### YOUR TASK
Pick out all lines of the entries that include the word "this" and copy them.

### SUPPLIED ENTRIES
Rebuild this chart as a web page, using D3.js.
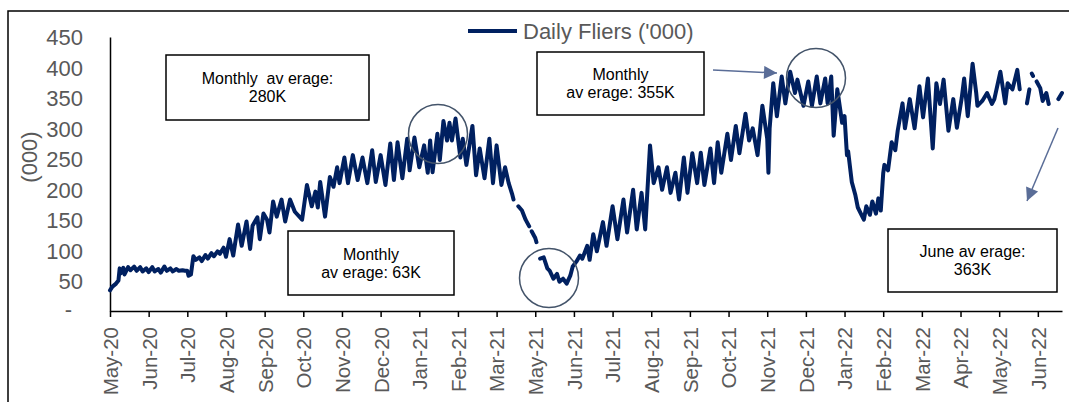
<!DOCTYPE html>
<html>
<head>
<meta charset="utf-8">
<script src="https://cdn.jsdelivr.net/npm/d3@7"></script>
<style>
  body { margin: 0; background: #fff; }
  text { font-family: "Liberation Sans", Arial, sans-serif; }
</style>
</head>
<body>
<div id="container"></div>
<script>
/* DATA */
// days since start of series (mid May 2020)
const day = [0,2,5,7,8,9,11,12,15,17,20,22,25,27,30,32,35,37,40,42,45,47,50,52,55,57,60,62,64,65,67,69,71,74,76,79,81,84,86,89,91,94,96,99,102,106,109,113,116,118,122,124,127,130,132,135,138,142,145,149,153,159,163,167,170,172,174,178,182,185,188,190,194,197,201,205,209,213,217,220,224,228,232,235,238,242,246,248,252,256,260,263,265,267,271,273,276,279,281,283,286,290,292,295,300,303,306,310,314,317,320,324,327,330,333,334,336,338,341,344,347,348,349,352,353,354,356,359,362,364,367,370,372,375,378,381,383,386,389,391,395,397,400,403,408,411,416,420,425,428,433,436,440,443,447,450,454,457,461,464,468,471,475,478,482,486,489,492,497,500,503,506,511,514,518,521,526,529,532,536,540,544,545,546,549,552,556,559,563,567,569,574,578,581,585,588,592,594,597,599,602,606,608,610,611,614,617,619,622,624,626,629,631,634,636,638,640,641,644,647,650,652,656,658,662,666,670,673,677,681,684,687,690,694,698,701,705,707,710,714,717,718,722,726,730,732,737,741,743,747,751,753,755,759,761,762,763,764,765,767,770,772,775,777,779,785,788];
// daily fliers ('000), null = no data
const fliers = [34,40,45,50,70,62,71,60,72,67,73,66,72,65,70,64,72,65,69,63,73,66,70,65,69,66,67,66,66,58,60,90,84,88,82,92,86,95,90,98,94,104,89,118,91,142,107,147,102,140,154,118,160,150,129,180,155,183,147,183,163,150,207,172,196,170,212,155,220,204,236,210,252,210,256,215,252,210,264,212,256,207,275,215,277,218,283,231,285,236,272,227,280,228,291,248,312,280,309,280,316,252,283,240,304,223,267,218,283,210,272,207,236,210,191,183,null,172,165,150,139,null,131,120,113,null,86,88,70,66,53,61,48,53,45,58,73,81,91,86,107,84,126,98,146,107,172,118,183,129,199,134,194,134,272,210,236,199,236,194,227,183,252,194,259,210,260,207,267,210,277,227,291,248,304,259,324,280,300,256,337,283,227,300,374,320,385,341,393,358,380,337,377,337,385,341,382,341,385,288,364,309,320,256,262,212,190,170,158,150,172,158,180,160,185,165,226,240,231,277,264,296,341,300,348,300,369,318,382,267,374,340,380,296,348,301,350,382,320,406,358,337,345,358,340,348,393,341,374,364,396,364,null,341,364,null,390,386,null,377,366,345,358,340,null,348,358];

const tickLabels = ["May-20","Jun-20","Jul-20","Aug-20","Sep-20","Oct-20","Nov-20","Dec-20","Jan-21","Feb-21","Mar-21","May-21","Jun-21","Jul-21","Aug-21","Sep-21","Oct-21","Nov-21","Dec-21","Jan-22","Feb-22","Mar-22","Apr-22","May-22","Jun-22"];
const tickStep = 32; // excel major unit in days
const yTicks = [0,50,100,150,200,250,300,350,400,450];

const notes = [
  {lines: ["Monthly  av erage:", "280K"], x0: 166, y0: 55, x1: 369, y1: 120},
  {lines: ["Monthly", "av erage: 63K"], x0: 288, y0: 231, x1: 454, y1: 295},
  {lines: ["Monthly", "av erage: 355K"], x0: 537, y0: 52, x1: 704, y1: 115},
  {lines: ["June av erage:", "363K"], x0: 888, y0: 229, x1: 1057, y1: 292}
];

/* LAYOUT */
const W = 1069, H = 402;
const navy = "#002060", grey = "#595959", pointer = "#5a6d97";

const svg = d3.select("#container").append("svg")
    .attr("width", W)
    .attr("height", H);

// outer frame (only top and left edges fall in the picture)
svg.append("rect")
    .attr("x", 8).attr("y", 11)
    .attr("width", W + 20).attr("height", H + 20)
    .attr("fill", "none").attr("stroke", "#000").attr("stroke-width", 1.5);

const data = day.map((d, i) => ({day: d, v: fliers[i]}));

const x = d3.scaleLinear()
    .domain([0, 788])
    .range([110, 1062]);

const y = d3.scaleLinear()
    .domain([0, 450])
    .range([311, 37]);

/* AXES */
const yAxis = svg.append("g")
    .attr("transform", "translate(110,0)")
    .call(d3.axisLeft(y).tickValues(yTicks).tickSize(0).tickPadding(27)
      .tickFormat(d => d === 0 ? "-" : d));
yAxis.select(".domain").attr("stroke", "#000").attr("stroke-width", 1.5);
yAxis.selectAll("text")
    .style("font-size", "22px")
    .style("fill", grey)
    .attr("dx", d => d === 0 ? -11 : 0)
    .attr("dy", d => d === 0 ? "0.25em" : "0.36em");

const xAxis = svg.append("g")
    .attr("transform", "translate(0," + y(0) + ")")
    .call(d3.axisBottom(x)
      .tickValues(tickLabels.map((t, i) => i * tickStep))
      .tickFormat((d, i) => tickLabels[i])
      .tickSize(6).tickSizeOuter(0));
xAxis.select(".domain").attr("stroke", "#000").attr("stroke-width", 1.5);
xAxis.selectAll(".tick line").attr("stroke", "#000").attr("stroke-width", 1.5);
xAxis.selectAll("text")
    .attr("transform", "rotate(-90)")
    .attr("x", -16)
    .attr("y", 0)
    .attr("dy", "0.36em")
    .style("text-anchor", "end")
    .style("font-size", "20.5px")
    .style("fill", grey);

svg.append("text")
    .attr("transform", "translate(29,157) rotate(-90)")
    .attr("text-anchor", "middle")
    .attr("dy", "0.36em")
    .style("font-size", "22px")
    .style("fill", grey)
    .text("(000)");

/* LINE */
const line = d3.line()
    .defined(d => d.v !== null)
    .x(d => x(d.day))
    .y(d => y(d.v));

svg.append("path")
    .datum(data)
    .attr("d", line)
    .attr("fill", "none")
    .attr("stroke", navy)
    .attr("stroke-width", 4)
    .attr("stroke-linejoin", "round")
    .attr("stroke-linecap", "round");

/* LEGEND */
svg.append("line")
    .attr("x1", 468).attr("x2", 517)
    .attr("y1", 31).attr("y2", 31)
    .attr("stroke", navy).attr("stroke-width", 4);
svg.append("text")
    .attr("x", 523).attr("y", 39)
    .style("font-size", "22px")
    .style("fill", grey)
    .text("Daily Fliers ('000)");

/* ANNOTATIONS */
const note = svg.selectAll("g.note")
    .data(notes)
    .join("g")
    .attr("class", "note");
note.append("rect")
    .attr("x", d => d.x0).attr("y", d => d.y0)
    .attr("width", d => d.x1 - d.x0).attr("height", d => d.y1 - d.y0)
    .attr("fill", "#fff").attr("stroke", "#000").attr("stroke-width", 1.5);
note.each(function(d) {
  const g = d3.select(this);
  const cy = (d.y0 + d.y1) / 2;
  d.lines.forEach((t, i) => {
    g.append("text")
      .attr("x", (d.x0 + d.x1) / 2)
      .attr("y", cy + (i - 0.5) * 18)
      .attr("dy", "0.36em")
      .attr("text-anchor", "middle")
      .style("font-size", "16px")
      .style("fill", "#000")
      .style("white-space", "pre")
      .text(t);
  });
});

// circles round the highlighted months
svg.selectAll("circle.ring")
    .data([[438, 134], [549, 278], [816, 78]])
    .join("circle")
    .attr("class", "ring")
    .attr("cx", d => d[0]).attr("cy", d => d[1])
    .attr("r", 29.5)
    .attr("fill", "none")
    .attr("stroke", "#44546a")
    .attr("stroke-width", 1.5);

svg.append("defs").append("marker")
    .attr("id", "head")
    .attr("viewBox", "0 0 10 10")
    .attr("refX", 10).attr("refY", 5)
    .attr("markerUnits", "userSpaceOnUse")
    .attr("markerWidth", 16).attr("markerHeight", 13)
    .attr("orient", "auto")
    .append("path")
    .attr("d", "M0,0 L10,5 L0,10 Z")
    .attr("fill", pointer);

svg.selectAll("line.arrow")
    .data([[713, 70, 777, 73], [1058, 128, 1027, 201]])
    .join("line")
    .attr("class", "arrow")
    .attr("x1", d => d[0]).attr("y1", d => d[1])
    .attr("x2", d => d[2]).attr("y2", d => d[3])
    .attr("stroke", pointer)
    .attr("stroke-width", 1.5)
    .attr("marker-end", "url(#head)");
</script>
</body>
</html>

==

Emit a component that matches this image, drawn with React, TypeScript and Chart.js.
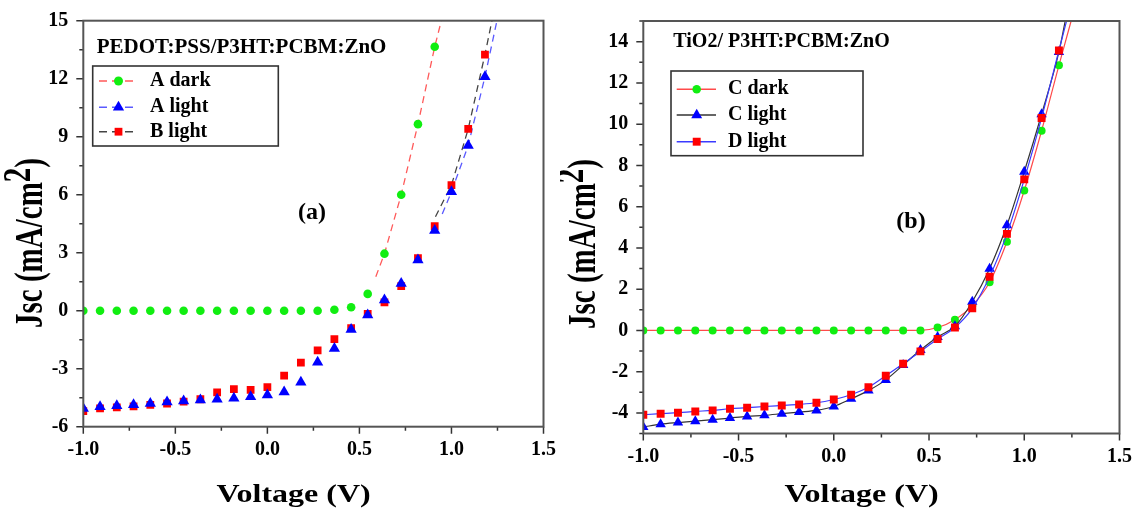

### EXERCISE SOLUTION
Rebuild this chart as a web page, using D3.js.
  const g = d3.select(this);
Emit a component that matches this image, drawn with React, TypeScript and Chart.js.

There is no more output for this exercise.